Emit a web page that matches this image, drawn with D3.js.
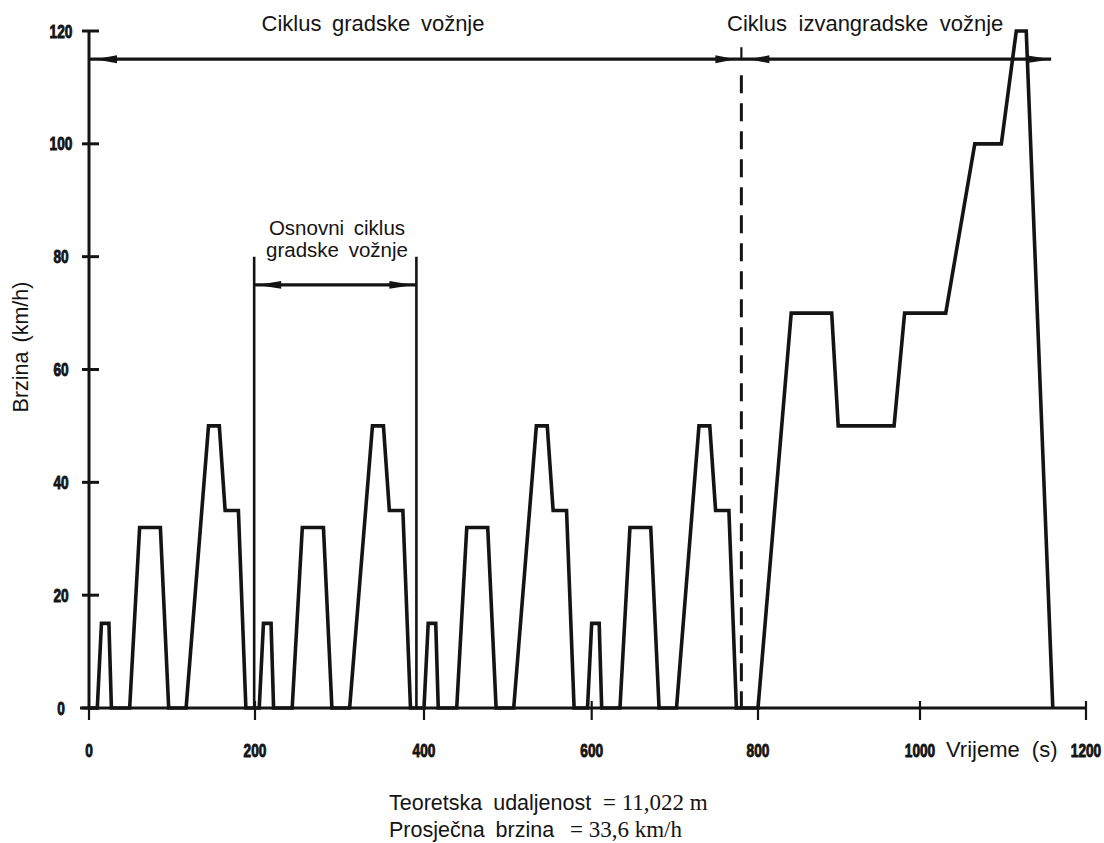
<!DOCTYPE html>
<html><head><meta charset="utf-8">
<script src="https://cdn.jsdelivr.net/npm/d3@7"></script>
<style>html,body{margin:0;padding:0;background:#fff;} svg{display:block}</style>
</head><body>
<svg id="chart" width="1104" height="843"></svg>
<script>
// ---- data ----
const timeS = [
  0,10,15,24,27,49,61,86,96,117,144,157,164,180,189,
  195,205,210,219,222,244,256,281,291,312,339,352,359,375,384,
  390,400,405,414,417,439,451,476,486,507,534,547,554,570,579,
  585,595,600,609,612,634,646,671,681,702,729,742,749,765,774,
  780,800,841,891,899,968,981,1031,1066,1098,1116,1128,1160
];
const speedKmh = [
  0,0,15,15,0,0,32,32,0,0,50,50,35,35,0,
  0,0,15,15,0,0,32,32,0,0,50,50,35,35,0,
  0,0,15,15,0,0,32,32,0,0,50,50,35,35,0,
  0,0,15,15,0,0,32,32,0,0,50,50,35,35,0,
  0,0,70,70,50,50,70,70,100,100,120,120,0
];
const xTickValues = [0,200,400,600,800,1000,1200];
const xTickLabels = ["0","200","400","600","800","1000","1200"];
const yTickValues = [0,20,40,60,80,100,120];
const yTickLabels = ["0","20","40","60","80","100","120"];
const urbanCycleSpan = [0, 780];
const extraUrbanSpan = [780, 1158];
const cycleBracketSpeed = 115;
const basicCycleSpan = [199, 391];
const basicCycleBracketSpeed = 75;
const basicCycleLineTop = 80;
const titleLabels = ["Ciklus gradske vožnje", "Ciklus izvangradske vožnje"];
const basicCycleLabels = ["Osnovni ciklus", "gradske vožnje"];
const xAxisTitle = "Vrijeme (s)";
const yAxisTitle = "Brzina (km/h)";
const noteLabels = ["Teoretska udaljenost", "Prosječna brzina"];
const noteValues = ["= 11,022 m", "= 33,6 km/h"];

// ---- drawing ----
const ink = "#141414";
const sans = "'Liberation Sans', Arial, Helvetica, sans-serif";
const serif = "'Liberation Serif', 'Times New Roman', serif";

const svg = d3.select("#chart");
// the scanned axis is slightly uneven, so the x scale is piecewise through its tick marks
const x = d3.scaleLinear().domain(xTickValues).range([89, 255, 424, 591.7, 758, 920, 1086]);
const y = d3.scaleLinear().domain([0, 120]).range([708, 31]);

// y axis line
svg.append("line").attr("x1", x(0)).attr("x2", x(0)).attr("y1", y(120)).attr("y2", y(0))
  .attr("stroke", ink).attr("stroke-width", 3);
// x axis line
svg.append("line").attr("x1", x(0) - 9).attr("x2", x(1200)).attr("y1", y(0)).attr("y2", y(0))
  .attr("stroke", ink).attr("stroke-width", 3.2);

// y ticks
svg.append("g").selectAll("line").data(yTickValues).join("line")
  .attr("x1", x(0) - 7).attr("x2", x(0) + 10)
  .attr("y1", d => y(d)).attr("y2", d => y(d))
  .attr("stroke", ink).attr("stroke-width", 3);
svg.append("g").selectAll("text").data(yTickValues).join("text")
  .attr("transform", d => `translate(61,${y(d) + 6.5}) scale(0.76,1)`)
  .attr("text-anchor", "middle")
  .attr("font-family", sans).attr("font-weight", "bold").attr("font-size", 18)
  .attr("fill", ink).attr("stroke", ink).attr("stroke-width", 0.9)
  .text((d, i) => yTickLabels[i]);

// x ticks
svg.append("g").selectAll("line").data(xTickValues).join("line")
  .attr("x1", d => x(d)).attr("x2", d => x(d))
  .attr("y1", d => d === 0 ? y(0) : y(0) - 7).attr("y2", y(0) + 12)
  .attr("stroke", ink).attr("stroke-width", 2.2);
svg.append("g").selectAll("text").data(xTickValues).join("text")
  .attr("transform", d => `translate(${x(d)},757) scale(0.76,1)`)
  .attr("text-anchor", "middle")
  .attr("font-family", sans).attr("font-weight", "bold").attr("font-size", 18)
  .attr("fill", ink).attr("stroke", ink).attr("stroke-width", 0.9)
  .text((d, i) => xTickLabels[i]);

// speed trace
const line = d3.line().x(d => x(d[0])).y(d => y(d[1]));
svg.append("path")
  .attr("d", line(timeS.map((t, i) => [t, speedKmh[i]])))
  .attr("fill", "none").attr("stroke", ink).attr("stroke-width", 3.6)
  .attr("stroke-linejoin", "miter");

// arrowhead helper
function arrow(tipX, yy, dir, len, hw) {
  svg.append("path")
    .attr("d", `M${tipX},${yy} L${tipX - dir * len},${yy - hw} L${tipX - dir * len},${yy + hw} Z`)
    .attr("fill", ink);
}

// top cycle bracket line
const yTop = y(cycleBracketSpeed);
svg.append("line").attr("x1", x(urbanCycleSpan[0])).attr("x2", x(extraUrbanSpan[1]))
  .attr("y1", yTop).attr("y2", yTop).attr("stroke", ink).attr("stroke-width", 3.2);
arrow(x(urbanCycleSpan[0]) + 6, yTop, -1, 22, 4);
arrow(x(urbanCycleSpan[1]) - 6, yTop, 1, 20, 4);
arrow(x(extraUrbanSpan[0]) + 8, yTop, -1, 20, 4);
arrow(x(extraUrbanSpan[1]), yTop, 1, 22, 3.5);
// small tick at the boundary on the top line
svg.append("line").attr("x1", x(urbanCycleSpan[1])).attr("x2", x(urbanCycleSpan[1]))
  .attr("y1", yTop - 12).attr("y2", yTop).attr("stroke", ink).attr("stroke-width", 2.2);

// dashed boundary between urban and extra-urban cycle
svg.append("line").attr("x1", x(urbanCycleSpan[1])).attr("x2", x(urbanCycleSpan[1]))
  .attr("y1", yTop + 16).attr("y2", y(0))
  .attr("stroke", ink).attr("stroke-width", 3).attr("stroke-dasharray", "18,10");

// basic cycle bracket
const yB = y(basicCycleBracketSpeed);
basicCycleSpan.forEach(t => {
  svg.append("line").attr("x1", x(t)).attr("x2", x(t))
    .attr("y1", y(basicCycleLineTop)).attr("y2", y(0))
    .attr("stroke", ink).attr("stroke-width", 2.6);
});
svg.append("line").attr("x1", x(basicCycleSpan[0])).attr("x2", x(basicCycleSpan[1]))
  .attr("y1", yB).attr("y2", yB).attr("stroke", ink).attr("stroke-width", 3.2);
arrow(x(basicCycleSpan[0]) + 3, yB, -1, 24, 3.8);
arrow(x(basicCycleSpan[1]) - 3, yB, 1, 24, 3.8);

// texts
const txt = (s, xx, yy, opts = {}) => svg.append("text")
  .attr("x", xx).attr("y", yy)
  .attr("font-family", opts.family || sans)
  .attr("font-size", opts.size || 22)
  .attr("text-anchor", opts.anchor || "start")
  .attr("word-spacing", opts.ws != null ? opts.ws : 5)
  .attr("fill", ink).text(s);

txt(titleLabels[0], 373, 31, { anchor: "middle", ws: 4.5 });
txt(titleLabels[1], 727, 31, { ws: 5.5 });
txt(basicCycleLabels[0], 337, 235, { anchor: "middle", ws: 4, size: 20.5 });
txt(basicCycleLabels[1], 337, 257, { anchor: "middle", ws: 4, size: 20.5 });
txt(xAxisTitle, 946, 757, { ws: 6 });
svg.append("text")
  .attr("transform", "translate(28,347) rotate(-90)")
  .attr("text-anchor", "middle")
  .attr("font-family", sans).attr("font-size", 21.5).attr("word-spacing", 3)
  .attr("fill", ink).text(yAxisTitle);

// notes under the chart
const noteY = [810, 837];
const noteValueX = [603, 570];
noteLabels.forEach((s, i) => {
  txt(s, 389, noteY[i], { size: 21.5, ws: 5 });
  txt(noteValues[i], noteValueX[i], noteY[i], { family: serif, size: 23, ws: 0 });
});
</script>
</body></html>
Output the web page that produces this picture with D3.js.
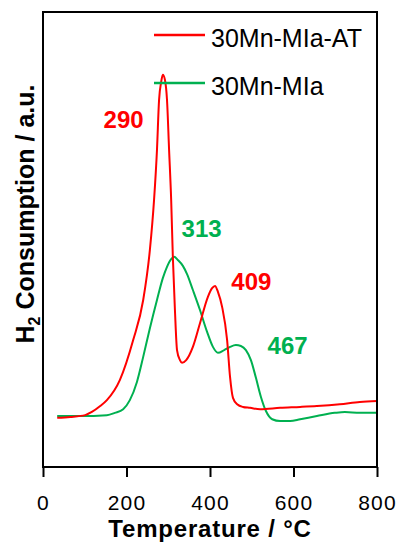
<!DOCTYPE html>
<html>
<head>
<meta charset="utf-8">
<script src="https://cdn.jsdelivr.net/npm/d3@7"></script>
<style>
  html, body { margin: 0; padding: 0; background: #fff; }
  svg { display: block; font-family: Arial, "Liberation Sans", sans-serif; }
</style>
</head>
<body>
<svg id="chart" width="404" height="556"></svg>
<script>
// ---- Data (intensity in arbitrary units) ----
const seriesNames = ["30Mn-MIa-AT", "30Mn-MIa"];
const seriesColors = ["#ff0000", "#00b050"];

const tempAT = [34, 65, 101, 117, 137, 153, 184, 216, 240, 256, 266, 273, 278, 283, 287, 292, 297, 302, 307, 311, 316, 321, 328, 333, 343, 359, 376, 395, 405, 412, 419, 429, 441, 448, 455, 465, 479, 496, 520, 568, 616, 656, 711, 759, 800];
const valAT  = [10.8, 11.0, 11.4, 12.1, 13.4, 14.7, 19.1, 27.9, 36.7, 47.7, 58.7, 69.7, 80.7, 84.6, 86.2, 85.1, 80.7, 69.7, 58.7, 46.2, 34.5, 25.7, 23.5, 22.9, 23.5, 26.4, 31.6, 37.4, 39.3, 39.8, 38.5, 35.2, 27.9, 19.8, 15.2, 13.8, 13.2, 13.0, 12.7, 13.0, 13.2, 13.4, 13.8, 14.3, 14.5];

const tempMIa = [34, 89, 153, 172, 192, 208, 225, 240, 256, 273, 287, 297, 307, 314, 323, 335, 345, 359, 376, 393, 407, 419, 434, 448, 462, 474, 486, 498, 510, 522, 534, 549, 568, 592, 616, 656, 699, 723, 759, 800];
const valMIa  = [11.2, 11.2, 11.4, 11.9, 12.7, 14.7, 18.7, 24.2, 30.5, 36.7, 41.5, 44.0, 45.7, 46.2, 45.5, 44.2, 42.4, 38.9, 34.5, 29.7, 26.4, 25.1, 25.7, 26.4, 26.8, 26.6, 25.7, 23.5, 19.6, 15.4, 12.3, 10.5, 10.1, 10.1, 10.5, 11.2, 11.9, 12.1, 11.9, 11.9];

const xTicks = [0, 200, 400, 600, 800];

// peak annotations
const peakLabels = ["290", "313", "409", "467"];
const peakLabelT = [145, 332, 451, 538];
const peakLabelV = [74.5, 50.5, 38.9, 24.8];
const peakLabelSeries = [0, 1, 0, 1];

// ---- Layout ----
const svg = d3.select("#chart");
const mLeft = 43, mRight = 377, mTop = 12, mBottom = 467;

const x = d3.scaleLinear().domain([0, 800]).range([mLeft, mRight]);
const y = d3.scaleLinear().domain([0, 100]).range([mBottom, mTop]);

// Curves
const line = d3.line().x(d => x(d[0])).y(d => y(d[1])).curve(d3.curveMonotoneX);
const dataAT = tempAT.map((t, i) => [t, valAT[i]]);
const dataMIa = tempMIa.map((t, i) => [t, valMIa[i]]);

svg.append("path").datum(dataMIa).attr("d", line)
  .attr("fill", "none").attr("stroke", seriesColors[1]).attr("stroke-width", 2);
svg.append("path").datum(dataAT).attr("d", line)
  .attr("fill", "none").attr("stroke", seriesColors[0]).attr("stroke-width", 2);

// Frame
svg.append("rect").attr("x", mLeft).attr("y", mTop)
  .attr("width", mRight - mLeft).attr("height", mBottom - mTop)
  .attr("fill", "none").attr("stroke", "#000").attr("stroke-width", 2);

// X axis
const xAxis = d3.axisBottom(x).tickValues(xTicks).tickSize(10).tickPadding(18).tickFormat(d3.format("d"));
const gx = svg.append("g").attr("transform", `translate(0,${mBottom})`).call(xAxis);
gx.select(".domain").remove();
gx.selectAll(".tick line").attr("stroke", "#000").attr("stroke-width", 2);
gx.selectAll(".tick text").attr("font-size", 21).attr("fill", "#000")
  .attr("letter-spacing", 1.2)
  .attr("font-family", "Arial, 'Liberation Sans', sans-serif");

// X title
svg.append("text").attr("x", (mLeft + mRight) / 2).attr("y", 537)
  .attr("text-anchor", "middle").attr("font-size", 24).attr("font-weight", "bold")
  .attr("letter-spacing", 0.8)
  .text("Temperature / °C");

// Y title
const yt = svg.append("text")
  .attr("transform", "translate(34,214) rotate(-90)")
  .attr("text-anchor", "middle").attr("font-size", 25).attr("font-weight", "bold");
yt.append("tspan").text("H");
yt.append("tspan").attr("font-size", 16).attr("dy", 6).text("2");
yt.append("tspan").attr("dy", -6).text(" Consumption  / a.u.");

// Legend
const legY = [35, 83];
seriesNames.forEach((name, i) => {
  svg.append("line").attr("x1", 154).attr("x2", 205).attr("y1", legY[i]).attr("y2", legY[i])
    .attr("stroke", seriesColors[i]).attr("stroke-width", 2.5);
  svg.append("text").attr("x", 211).attr("y", legY[i] + 12)
    .attr("font-size", 25).attr("fill", "#000").text(name);
});

// Peak labels
peakLabels.forEach((lab, i) => {
  svg.append("text").attr("x", x(peakLabelT[i])).attr("y", y(peakLabelV[i]))
    .attr("font-size", 24).attr("font-weight", "bold")
    .attr("fill", seriesColors[peakLabelSeries[i]]).text(lab);
});
</script>
</body>
</html>
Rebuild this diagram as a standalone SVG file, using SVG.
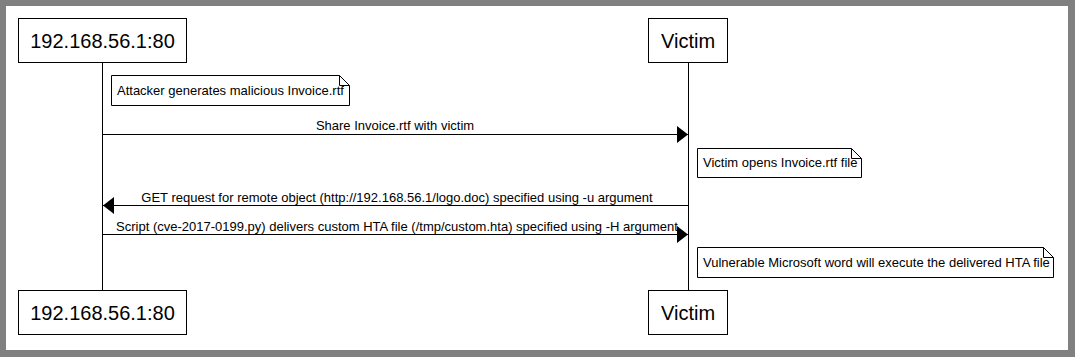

--------------------------------------------------

◆ EXERCISE TASK: Report how many lines in the entries hold the string "picture". Nothing but the number is wanted.

◆ CORRECT RESPONSE: 1